<<<<
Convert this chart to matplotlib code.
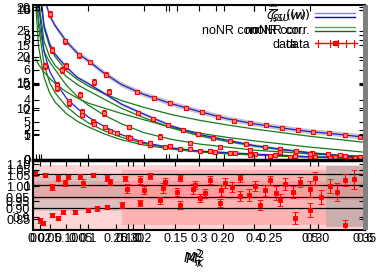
import numpy as np
import matplotlib.pyplot as plt
from matplotlib.lines import Line2D
from matplotlib.patches import Rectangle

plt.rcParams['font.family'] = ['Liberation Sans', 'DejaVu Sans']
plt.rcParams['font.size'] = 9
plt.rcParams['mathtext.fontset'] = 'dejavusans'

# --- model curves on a common M^2 grid ---
m2_grid = [0.005, 0.01, 0.02, 0.03, 0.04, 0.06, 0.08, 0.10, 0.13, 0.16, 0.20,
           0.25, 0.30, 0.35, 0.40, 0.45, 0.50, 0.55, 0.60]
fit_a = [60, 45, 31.5, 28, 26, 23, 20.7, 19.2, 16.7, 14.6, 12.7, 10.9, 9.4, 8.0, 7.0, 6.2, 5.5, 5.0, 4.4]
fit_b = [50, 36, 26, 22.5, 20.5, 18, 16, 14.8, 12.8, 10.8, 8.9, 6.6, 4.95, 3.85, 2.8, 2.05, 1.4, 0.9, 0.5]
fit_c = [40, 30, 21, 17.2, 15.2, 12, 10, 8.3, 6.4, 4.9, 3.4, 2.35, 1.75, 1.45, 1.15, 0.92, 0.65, 0.5, 0.35]
nonr_a = [45, 35, 25.5, 22, 20, 17.3, 15.6, 14.3, 12.8, 11.5, 10.2, 8.8, 7.7, 6.8, 6.0, 5.3, 4.6, 4.0, 3.4]
nonr_b = [42, 31, 23, 20, 18.3, 16.2, 14.6, 13.4, 11.7, 10, 8.2, 6.2, 4.7, 3.6, 2.7, 2.0, 1.4, 0.95, 0.55]
nonr_c = [35, 26, 18.5, 15, 13, 10.4, 8.6, 7.2, 5.6, 4.4, 3.2, 2.3, 1.7, 1.35, 1.05, 0.8, 0.6, 0.45, 0.3]
nonr_d = [30, 22, 16, 13, 11.2, 9, 7.5, 6.4, 5.0, 3.9, 2.9, 2.1, 1.55, 1.2, 0.95, 0.72, 0.55, 0.4, 0.28]
nonr_e = [19.5, 18.5, 17, 15.8, 14.8, 13.2, 12, 11, 10, 9.0, 7.8, 6.3, 5.2, 4.4, 3.7, 3.1, 2.5, 2.0, 1.5]
nonr_f = [34, 27, 21, 19, 17.5, 14.5, 12.3, 10.6, 8.6, 7.0, 5.3, 4.0, 3.1, 2.5, 1.9, 1.55, 1.2, 0.95, 0.75]

# --- data points ---
d1_x = [0.031, 0.058, 0.083, 0.103, 0.132, 0.188, 0.219, 0.248, 0.276, 0.305,
        0.334, 0.363, 0.392, 0.421, 0.450, 0.479, 0.506, 0.535, 0.564, 0.591]
d1_y = [28.3, 23.0, 20.3, 19.0, 16.5, 13.2, 12.0, 11.0, 10.1, 9.3,
        8.3, 7.5, 7.2, 6.8, 6.2, 5.8, 5.4, 5.2, 4.8, 4.5]
d2_x = [0.034, 0.060, 0.110, 0.137, 0.190, 0.217, 0.244, 0.271, 0.298, 0.325,
        0.356, 0.385, 0.420, 0.446, 0.475, 0.504, 0.533, 0.564, 0.591]
d2_y = [21.3, 18.2, 15.1, 13.2, 9.1, 7.9, 6.8, 5.8, 5.0, 4.3,
        3.7, 3.1, 2.5, 2.1, 1.7, 1.35, 1.16, 0.77, 0.58]
d3_x = [0.043, 0.065, 0.089, 0.108, 0.130, 0.152, 0.172, 0.193, 0.211, 0.239,
        0.266, 0.302, 0.329, 0.365, 0.401, 0.437, 0.474, 0.510, 0.546, 0.582]
d3_y = [14.5, 11.4, 9.3, 7.4, 6.4, 5.2, 4.5, 3.5, 2.9, 2.5,
        2.1, 1.7, 1.55, 1.35, 1.15, 0.97, 0.77, 0.58, 0.55, 0.39]
d4_x = [0.022, 0.043, 0.065, 0.089, 0.110, 0.139, 0.175, 0.211, 0.248, 0.284,
        0.320, 0.356, 0.392, 0.428, 0.464, 0.501, 0.537, 0.573]
d4_y = [18.2, 13.9, 11.0, 8.7, 7.0, 5.6, 4.3, 3.3, 2.7, 2.1,
        1.75, 1.35, 0.97, 0.77, 0.58, 0.39, 0.39, 0.19]
d5_x = [0.052, 0.085, 0.128, 0.174, 0.230, 0.284, 0.338, 0.392, 0.446, 0.501, 0.555]
d5_y = [17.4, 12.6, 9.1, 6.4, 4.5, 3.3, 2.5, 1.9, 1.55, 1.16, 0.97]
d_err = [0.6, 0.5, 0.5, 0.45, 0.45, 0.4, 0.4, 0.4, 0.35, 0.35,
         0.35, 0.3, 0.3, 0.3, 0.3, 0.3, 0.3, 0.3, 0.3, 0.3]

# --- ratio panel ---
ra_x = [0.004, 0.022, 0.045, 0.063, 0.085, 0.108, 0.134, 0.166, 0.193, 0.211, 0.239, 0.266,
        0.293, 0.320, 0.347, 0.374, 0.401, 0.428, 0.455, 0.483, 0.510, 0.537, 0.564]
ra_y = [1.039, 1.033, 1.023, 1.027, 1.027, 1.033, 1.023, 1.023, 1.017, 1.030, 1.011, 1.023,
        1.001, 1.017, 1.008, 1.023, 0.998, 1.017, 1.005, 1.011, 1.023, 0.998, 1.017]
ra_e = [0.008, 0.006, 0.010, 0.007, 0.008, 0.006, 0.010, 0.008, 0.012, 0.009, 0.011, 0.010,
        0.013, 0.012, 0.015, 0.011, 0.016, 0.014, 0.018, 0.015, 0.020, 0.022, 0.018]
rb_x = [0.034, 0.058, 0.090, 0.139, 0.170, 0.200, 0.235, 0.260, 0.290, 0.310,
        0.340, 0.360, 0.390, 0.420, 0.440, 0.470, 0.500, 0.520, 0.550, 0.580]
rb_y = [0.995, 1.008, 1.008, 1.011, 0.990, 0.985, 0.992, 0.980, 0.990, 0.975,
        0.985, 0.995, 0.970, 0.985, 0.975, 0.980, 0.990, 0.965, 0.980, 1.020]
rb_e = [0.010, 0.009, 0.012, 0.010, 0.014, 0.012, 0.015, 0.013, 0.016, 0.014,
        0.018, 0.015, 0.020, 0.017, 0.022, 0.019, 0.025, 0.022, 0.028, 0.030]
rc_x = [0.013, 0.018, 0.034, 0.045, 0.054, 0.076, 0.099, 0.116, 0.134, 0.161, 0.193,
        0.230, 0.266, 0.302, 0.338, 0.374, 0.410, 0.446, 0.473, 0.500, 0.564]
rc_y = [0.891, 0.882, 0.907, 0.898, 0.917, 0.917, 0.923, 0.929, 0.932, 0.939, 0.945,
        0.954, 0.939, 0.961, 0.945, 0.967, 0.939, 0.954, 0.898, 0.923, 0.876]
rc_e = [0.008, 0.007, 0.006, 0.006, 0.007, 0.006, 0.007, 0.008, 0.007, 0.009, 0.010,
        0.011, 0.012, 0.013, 0.014, 0.015, 0.016, 0.018, 0.020, 0.022, 0.015]
band_x = [0.0, 0.16, 0.53, 0.6]
ratio_ref = [1.037, 1.0, 0.965, 0.93]

fig = plt.figure(figsize=(3.82, 2.73), dpi=100)
L, W = 33 / 382, 332 / 382
top_rect = [L, 1 - 160 / 273, W, 155 / 273]
bot_rect = [L, 1 - 230 / 273, W, 70 / 273]


def overlay(rect, xlim, xticks, ylim, yticks, xlab=False, ylab=True):
    a = fig.add_axes(rect, facecolor='none')
    a.set_xlim(xlim)
    a.set_ylim(ylim)
    a.set_xticks(xticks)
    a.set_yticks(yticks)
    for s in a.spines.values():
        s.set_visible(False)
    a.tick_params(direction='in', top=True, right=True, length=4, pad=2,
                  labelbottom=xlab, labelleft=ylab)
    return a


# top panel
ax = fig.add_axes(top_rect)
ax.set_xlim(0, 0.6)
ax.set_ylim(0, 30)
ax.fill_between(m2_grid, np.array(fit_a) - 0.5, np.array(fit_a) + 0.5, color='#c8c8c8', lw=0)
ax.fill_between(m2_grid, np.array(fit_b) - 0.35, np.array(fit_b) + 0.35, color='#d0d0d0', lw=0)
for c in [nonr_a, nonr_b, nonr_c, nonr_d, nonr_e, nonr_f]:
    ax.plot(m2_grid, c, color='#1a7a1a', lw=0.9)
for c in [fit_a, fit_b, fit_c]:
    ax.plot(m2_grid, c, color='#2020d0', lw=0.9)
for xs, ys in [(d1_x, d1_y), (d2_x, d2_y), (d3_x, d3_y), (d4_x, d4_y), (d5_x, d5_y)]:
    ax.errorbar(xs, ys, yerr=d_err[:len(xs)], fmt='s', ms=2.5, mfc='#ff8080', mec='red',
                ecolor='red', elinewidth=0.8, capsize=1.5, mew=0.8)
ax.set_xticks([0.1, 0.2, 0.3, 0.4, 0.5])
ax.set_yticks([0, 5, 10, 15, 20, 25])
ax.tick_params(direction='in', top=True, right=True, length=4, pad=2, labelbottom=False)
for s in ax.spines.values():
    s.set_linewidth(1.5)
overlay(top_rect, (0, 0.6), [0.005, 0.01, 0.015, 0.24, 0.245, 0.26, 0.33, 0.345, 0.4, 0.42],
        (0, 10.3), [0, 2, 4, 6, 8, 10])
overlay(top_rect, (0, 0.6), [], (0, 20.3), [0, 5, 10, 15, 20])
overlay(top_rect, (0, 0.6), [], (0, 6.2), [1, 2, 3, 4, 5, 6])

# legend drawn by hand
def lx(px):
    return px / 382


def ly(py):
    return 1 - py / 273


lab1 = r'$\tilde{\zeta}_{SU}(w)$'
for dx in (0, -4):
    fig.text(lx(310 + dx), ly(15), lab1, ha='right', va='center', fontsize=9)
for xe in (310, 305, 262):
    fig.text(lx(xe), ly(31), 'noNR corr.', ha='right', va='center', fontsize=9)
for xe in (310, 297):
    fig.text(lx(xe), ly(45), 'data', ha='right', va='center', fontsize=9)
fig.add_artist(Line2D([lx(315), lx(355)], [ly(13), ly(13)], color='#8080ff', lw=1))
fig.add_artist(Line2D([lx(315), lx(355)], [ly(17), ly(17)], color='#0000d0', lw=1))
fig.add_artist(Line2D([lx(315), lx(355)], [ly(27), ly(27)], color='#60a060', lw=1))
fig.add_artist(Line2D([lx(315), lx(355)], [ly(31), ly(31)], color='#1a6a1a', lw=1))
fig.add_artist(Line2D([lx(315), lx(357)], [ly(43), ly(43)], color='red', lw=1))
for px in (318, 330, 338, 346, 354):
    fig.add_artist(Line2D([lx(px), lx(px)], [ly(40), ly(47)], color='red', lw=0.8))
fig.add_artist(Line2D([lx(335)], [ly(43)], marker='s', ms=3, color='red'))

# ratio panel
bx = fig.add_axes(bot_rect)
bx.set_xlim(0, 0.6)
bx.set_ylim(0.86, 1.08)
bx.fill_between(band_x, 0.862, 1.065, color='#ffd4d4', lw=0)
bx.fill_between(band_x[1:3], 0.875, 1.05, color='#ff8a8a', alpha=0.45, lw=0)
bx.fill_between(band_x[:2], 0.92, 1.03, color='#a0a0a0', alpha=0.35, lw=0)
bx.fill_between(band_x[2:], 0.87, 1.06, color='#908080', alpha=0.45, lw=0)
bx.fill_between(band_x, 0.955, 1.015, color='#ff6060', alpha=0.25, lw=0)
for r in ratio_ref:
    bx.axhline(r, color='black', lw=0.9)
for xs, ys, es in [(ra_x, ra_y, ra_e), (rb_x, rb_y, rb_e), (rc_x, rc_y, rc_e)]:
    bx.errorbar(xs, ys, yerr=es, fmt='s', ms=2.5, color='red', elinewidth=0.8,
                capsize=2, mew=0.6)
bx.set_xticks([0, 0.1, 0.2, 0.3, 0.4, 0.5, 0.6])
bx.set_xticklabels(['0', '0.1', '0.2', '0.3', '0.4', '0.5', '0.6'])
bx.set_yticks([0.9, 0.95, 1.0, 1.05])
bx.set_yticklabels(['0.9', '0.95', '1', '1.05'])
bx.tick_params(direction='in', top=True, right=True, length=4, pad=2)
for s in bx.spines.values():
    s.set_linewidth(1.5)
bx.spines['top'].set_linewidth(2.5)
b2 = overlay(bot_rect, (0, 0.35), [0.05, 0.1, 0.15, 0.2, 0.25, 0.3, 0.35],
             (0.8, 1.12), [0.85, 0.9, 0.95, 1.0, 1.05, 1.1], xlab=True)
b3 = overlay(bot_rect, (0, 1.0), [0.02, 0.05, 0.1, 0.25, 0.3], (0.9, 1.1), [], xlab=True)

fig.add_artist(Rectangle((lx(363), ly(230)), 5 / 382, 225 / 273, color='#808080', lw=0))

fig.text(lx(193), ly(259), r'$M^2_{\pi}$', ha='center', va='center', fontsize=10)
fig.text(lx(196), ly(260), r'$M^2_{K}$', ha='center', va='center', fontsize=10)

fig.savefig('out.png', dpi=100)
>>>>
**Aim**
Write out nothing but the lines from the start of the data through the line with "plt.rcParams['mathtext.fontset'] = 'dejavusans'". Leave out the pictures.

**Output below**
Convert this chart to matplotlib code.
import numpy as np
import matplotlib.pyplot as plt
from matplotlib.lines import Line2D
from matplotlib.patches import Rectangle

plt.rcParams['font.family'] = ['Liberation Sans', 'DejaVu Sans']
plt.rcParams['font.size'] = 9
plt.rcParams['mathtext.fontset'] = 'dejavusans'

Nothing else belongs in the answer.